Collapsed bridge fixers fined
SUDBURY, Ont. — Ask anybody who lives in this Northern Ontario community what he was doing the day the bridge on highway 17 collapsed and he’ll tell you.
But probably not as vividly as Dave Kozachenko.
He had just driven his pick-up truck under the structure and watched, in his rear view mirror, as it crashed down onto the road behind him.
“I’ve never come that close to getting killed,” Kozachenko told a local newspaper. “Someone up there must still want me around.”
The overpass had been closed for repairs to concrete deterioration on the 30-year-old-structure. But the metal beams jacking up the bridge’s mainframe gave way.
The bridge spanned one of the most important arteries in town — Lorne Street, linking the city with the main facilities of Vale Inco, the town’s largest employer. It’s a main thoroughfare. Hundreds of heavy-duty trucks go under the bridge daily.

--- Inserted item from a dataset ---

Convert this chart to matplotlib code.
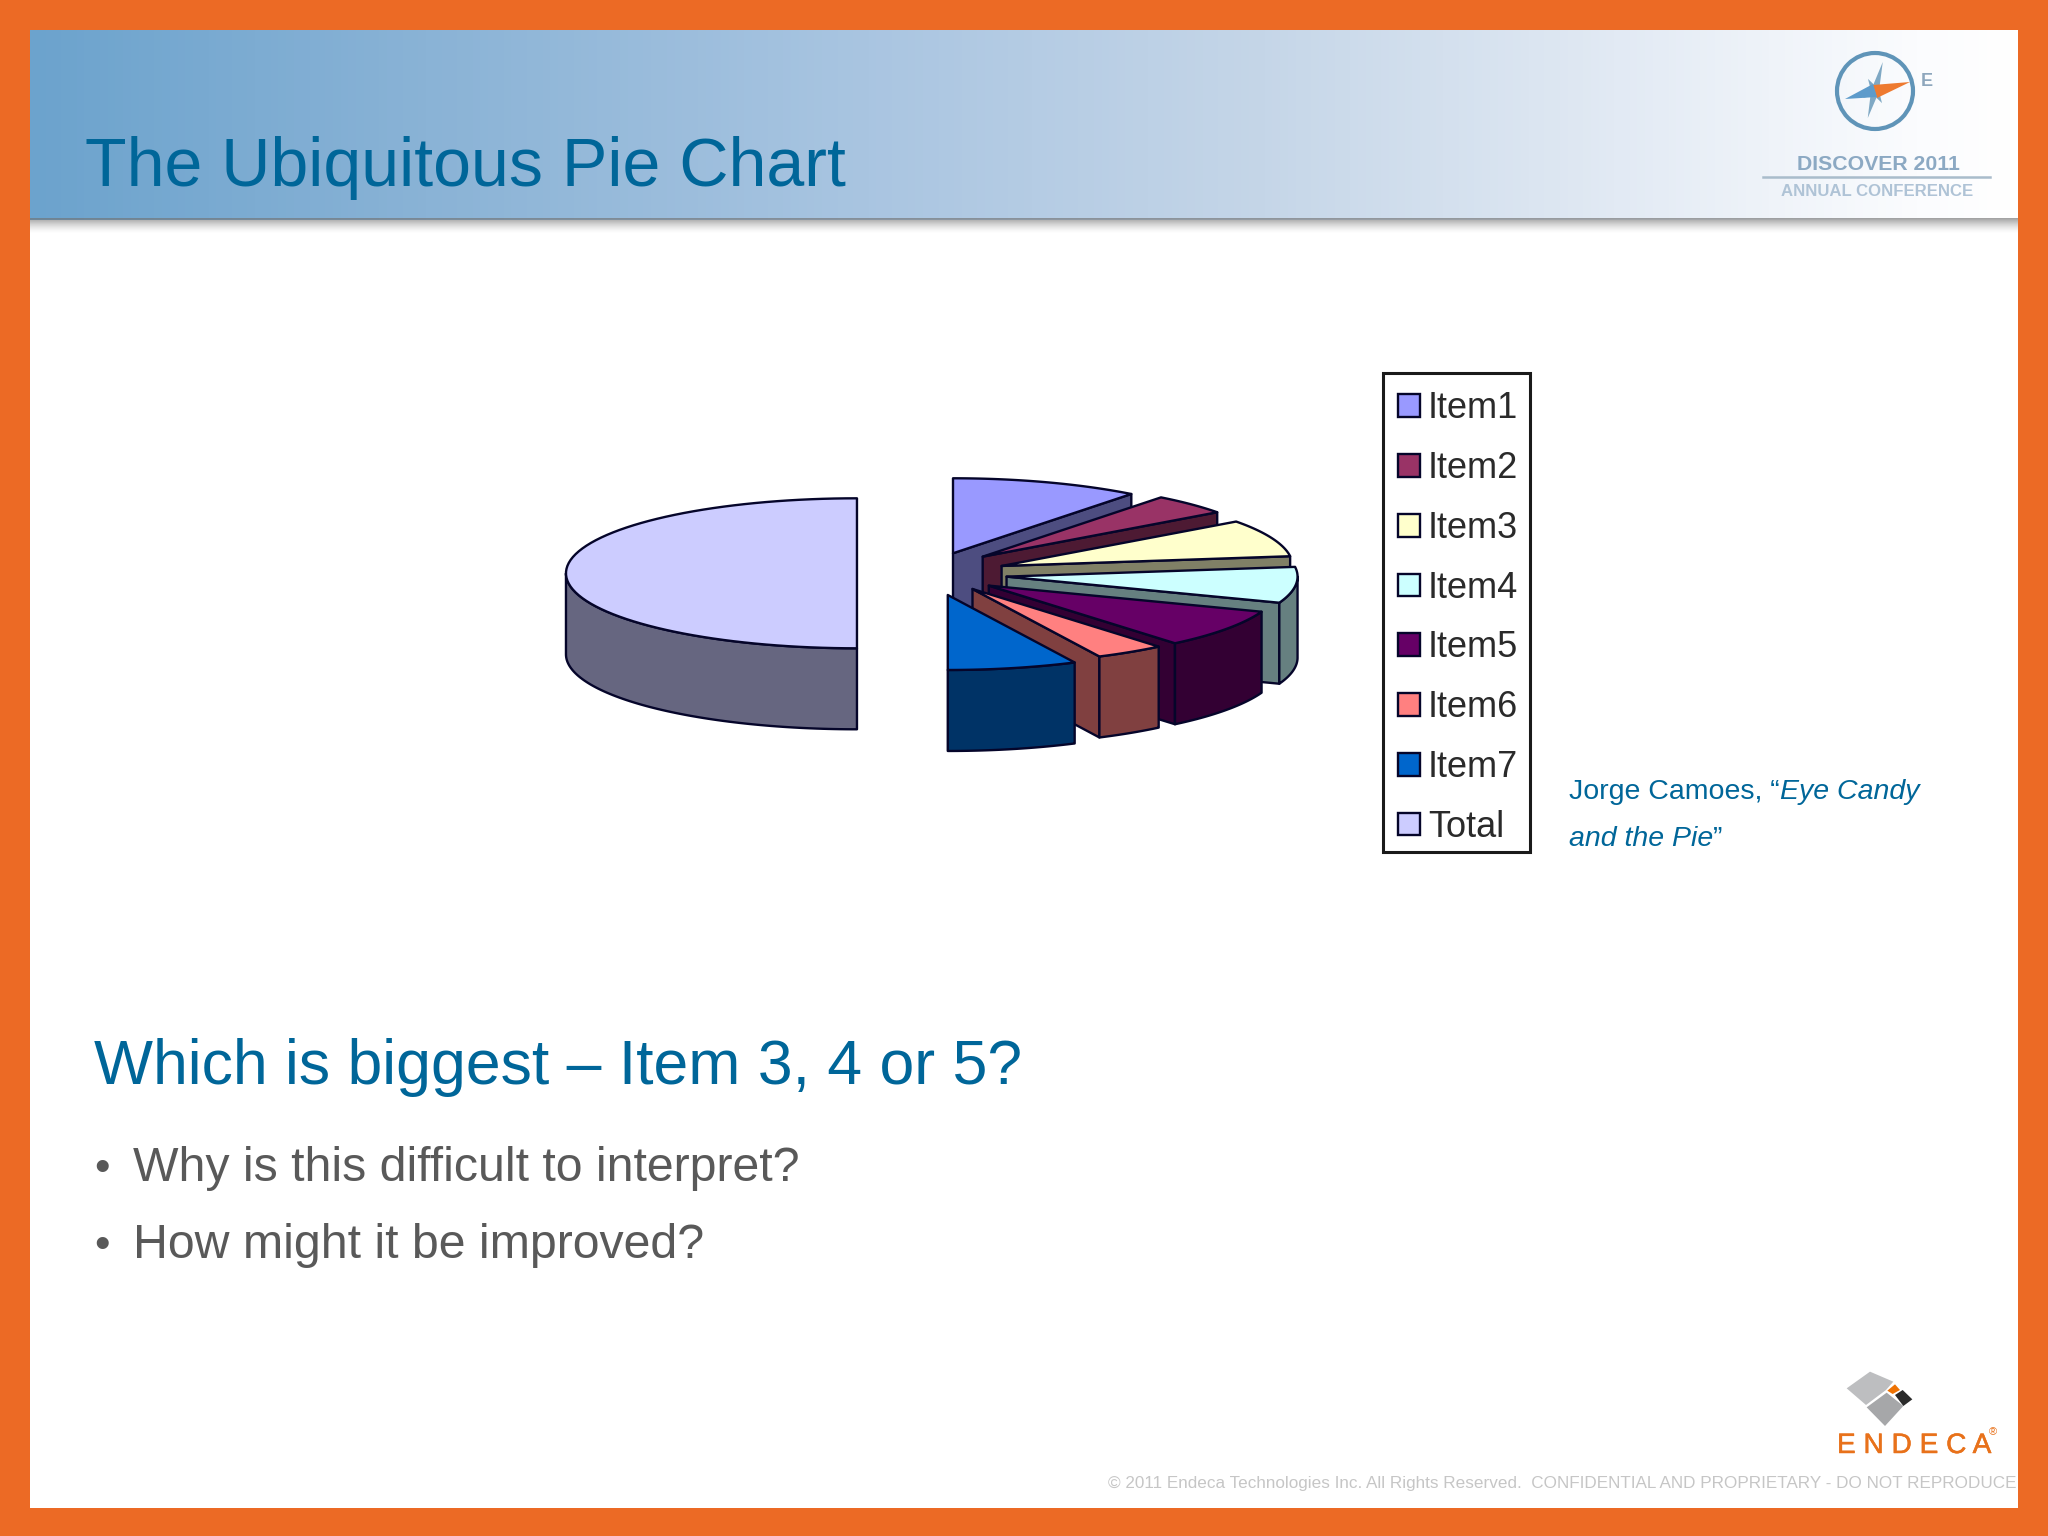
import numpy as np
import matplotlib
matplotlib.use("Agg")
import matplotlib.pyplot as plt
import matplotlib.patheffects as pe
from matplotlib.colors import LinearSegmentedColormap, to_rgb
from matplotlib.patches import Rectangle, Circle, Polygon

# ---- data ----
slice_names = ["Item1", "Item2", "Item3", "Item4", "Item5", "Item6", "Item7", "Total"]
slice_values = [19, 8, 14.5, 14, 15, 7, 13, 90.5]

title_text = "The Ubiquitous Pie Chart"
question_text = "Which is biggest \u2013 Item 3, 4 or 5?"
bullet_texts = ["Why is this difficult to interpret?", "How might it be improved?"]
footer_text = "\u00a9 2011 Endeca Technologies Inc. All Rights Reserved.  CONFIDENTIAL AND PROPRIETARY - DO NOT REPRODUCE"

# ---- styles / layout ----
top_colors = ["#9999FF", "#993366", "#FFFFCC", "#CCFFFF", "#660066", "#FF8080", "#0066CC", "#CCCCFF"]
# explosion of every slice, in pie radii (x, y)
explode_xy = [(0.0, 0.267), (0.102, 0.222), (0.167, 0.098), (0.184, -0.044),
              (0.123, -0.164), (0.067, -0.209), (-0.018, -0.289), (-0.33, 0.0)]
ORANGE = "#EC6A25"
BLUE = "#006699"
GREY = "#595959"
OUTLINE = "#05052A"
W, H = 2048, 1536

plt.rcParams["font.family"] = ["Liberation Sans", "DejaVu Sans"]
fig = plt.figure(figsize=(W / 100, H / 100), dpi=100, facecolor=ORANGE)

# slide canvas in pixel units
bg = fig.add_axes([0, 0, 1, 1])
bg.set_xlim(0, W)
bg.set_ylim(H, 0)
bg.axis("off")
bg.add_patch(Rectangle((30, 30), 1988, 1478, fc="white", ec="none", zorder=1))

grad = LinearSegmentedColormap.from_list(
    "hdr", [(0, "#6CA3CD"), (0.2, "#8AB3D6"), (0.42, "#A9C5E1"), (0.62, "#C5D6E8"), (0.8, "#E2EAF4"), (0.95, "#FBFCFE"), (1, "#FFFFFF")])
bg.imshow(np.linspace(0, 1, 512).reshape(1, -1), cmap=grad, extent=(30, 2018, 220, 30),
          aspect="auto", zorder=2)
shadow = np.ones((16, 1, 4))
shadow[:, :, :3] = 0.45
shadow[:, :, 3] = np.linspace(0.75, 0, 16).reshape(-1, 1) ** 1.5
bg.imshow(shadow, extent=(30, 2018, 234, 218), aspect="auto", zorder=3)
bg.set_xlim(0, W)
bg.set_ylim(H, 0)

bg.text(85, 186, title_text, fontsize=49.1, color=BLUE, va="baseline", zorder=5)
bg.text(94, 1084, question_text, fontsize=45, color=BLUE, va="baseline", zorder=5)
for yb, txt in zip([1181, 1258], bullet_texts):
    bg.text(94, yb, "\u2022", fontsize=32, color=GREY, va="baseline", zorder=5)
    bg.text(133, yb, txt, fontsize=34.75, color=GREY, va="baseline", zorder=5)
bg.text(2016, 1488, footer_text, fontsize=12.3, color="#C6C6C6", ha="right", va="baseline", zorder=5)


def run(x, y, parts, size, color):
    renderer = fig.canvas.get_renderer()
    for txt, style in parts:
        t = bg.text(x, y, txt, fontsize=size, color=color, style=style, va="baseline", zorder=5)
        x += t.get_window_extent(renderer).width


run(1569, 799, [("Jorge Camoes, \u201c", "normal"), ("Eye Candy", "italic")], 20.5, BLUE)
run(1569, 846, [("and the Pie", "italic"), ("\u201d", "normal")], 20.5, BLUE)

# discover logo
cx, cy = 1875, 91
bg.add_patch(Circle((cx, cy), 38, fc="none", ec="#5F94B8", lw=3.0, zorder=5))
for ang, ln in zip(np.arange(0, 360, 45) + 15, [30, 14, 0, 14, 28, 14, 0, 14]):
    if ln == 0:
        continue
    r = np.radians(ang)
    tip = (cx + ln * np.sin(r), cy - ln * np.cos(r))
    n = (4 * np.cos(r), 4 * np.sin(r))
    bg.add_patch(Polygon([(cx + n[0], cy + n[1]), tip, (cx - n[0], cy - n[1])], fc="#7FA8C4", ec="none", zorder=5))
bg.add_patch(Polygon([(cx - 2, cy - 6), (cx + 35, cy - 9), (cx + 2, cy + 7)], fc="#EE7A30", ec="none", zorder=6))
bg.add_patch(Polygon([(cx + 2, cy + 6), (cx - 30, cy + 8), (cx - 2, cy - 7)], fc="#5D9BCB", ec="none", zorder=6))
bg.text(1927, 82, "E", fontsize=13, fontweight="bold", color="#8EA7BD", ha="center", va="center", zorder=5)
bg.text(1878, 165, "DISCOVER 2011", fontsize=15.3, fontweight="bold", color="#8CA9C3", ha="center", va="center", zorder=5)
bg.plot([1763, 1990], [177, 177], color="#A9BCCB", lw=1.8, zorder=5)
bg.text(1877, 191, "ANNUAL CONFERENCE", fontsize=12.1, fontweight="bold", color="#AFC3D6", ha="center", va="center", zorder=5)

# endeca logo
def lg(pts):
    return [(1780 + x / 3, 1350 + y / 3) for x, y in pts]


bg.add_patch(Polygon(lg([(200, 115), (270, 65), (340, 95), (318, 120), (258, 165)]), fc="#BDBEC0", ec="none", zorder=5))
bg.add_patch(Polygon(lg([(260, 172), (320, 128), (370, 168), (315, 228)]), fc="#A6A7A9", ec="none", zorder=5))
bg.add_patch(Polygon(lg([(322, 122), (345, 103), (360, 120), (338, 132)]), fc="#EE7203", ec="none", zorder=5))
bg.add_patch(Polygon(lg([(345, 135), (368, 120), (397, 148), (370, 168)]), fc="#2A2A2A", ec="none", zorder=5))
bg.text(1837, 1453, "E N D E C A", fontsize=20.2, color="#E8711A", va="baseline", zorder=5,
        path_effects=[pe.withStroke(linewidth=0.35, foreground="#E8711A")])
bg.text(1993, 1435, "\u00ae", fontsize=8, color="#E8711A", ha="center", va="baseline", zorder=5)

# ---- 3-D exploded pie ----
RX, RY, DEPTH = 291.0, 75.0, 81.0  # pixel size of a radius and of the wall
C0 = (953.0, 573.3)
L, T, R, B = 540, 440, 1340, 790
ax = fig.add_axes([L / W, 1 - B / H, (R - L) / W, (B - T) / H])
ax.set_xlim((L - C0[0]) / RX, (R - C0[0]) / RX)
ax.set_ylim((C0[1] - B) / RY, (C0[1] - T) / RY)
ax.axis("off")
ax.patch.set_alpha(0)

depth = DEPTH / RY
vals = np.asarray(slice_values, float)
edges = np.concatenate([[0], np.cumsum(vals)]) / vals.sum() * 360.0


def dark(c):
    return tuple(0.5 * v for v in to_rgb(c))


handles = []
for i, name in enumerate(slice_names):
    th1, th2 = edges[i], edges[i + 1]
    ox, oy = explode_xy[i]
    th = np.radians(np.linspace(th1, th2, 80))
    xs, ys = ox + np.sin(th), oy + np.cos(th)
    col, side = top_colors[i], dark(top_colors[i])
    kw = dict(edgecolor=OUTLINE, linewidth=1.7, joinstyle="round")
    # cut face on the clockwise end of the slice
    if th2 < 180:
        fx, fy = [ox, xs[-1], xs[-1], ox], [oy, ys[-1], ys[-1] - depth, oy - depth]
        ax.fill(fx, fy, facecolor=side, zorder=10 + i, **kw)
    # outer wall, only where it faces the viewer
    lo, hi = max(th1, 90), min(th2, 270)
    if hi > lo:
        a = np.radians(np.linspace(lo, hi, 80))
        wx, wy = ox + np.sin(a), oy + np.cos(a)
        ax.fill(np.r_[wx, wx[::-1]], np.r_[wy, wy[::-1] - depth], facecolor=side, zorder=10 + i, **kw)
    # top surface
    h = ax.fill(np.r_[ox, xs], np.r_[oy, ys], facecolor=col, zorder=10 + i, label=name, **kw)[0]
    handles.append(h)

# legend: frame drawn separately so its box can sit exactly around the rows
bg.add_patch(Rectangle((1383, 373), 147, 479, fc="white", ec="#1A1A1A", lw=2.2, zorder=7))
leg = bg.legend(handles=handles, labels=slice_names, loc="upper left",
                bbox_to_anchor=(1398 / W, 1 - 391.5 / H), bbox_transform=fig.transFigure,
                fontsize=26, frameon=False,
                handlelength=0.61, handleheight=0.59, handletextpad=0.22, labelspacing=0.685,
                borderpad=0, borderaxespad=0, labelcolor="#2A2A2A")
leg.set_zorder(8)

fig.savefig("out.png", dpi=100, facecolor=ORANGE)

According to local media reports this week a provincial court judge in Sudbury slapped the engineering firm repairing the structure with a $130,000 fine and one of its supervisors was told to pay $10 grand.
The company Nor Eng was convicted of five counts of failing to ensure that the bridge construction was undertaken safely, and supervisor Glenn Bot was convicted as well.
In addition to the fines, the court imposed a 25-percent victim fine surcharge on the total, as required by the Provincial Offences Act.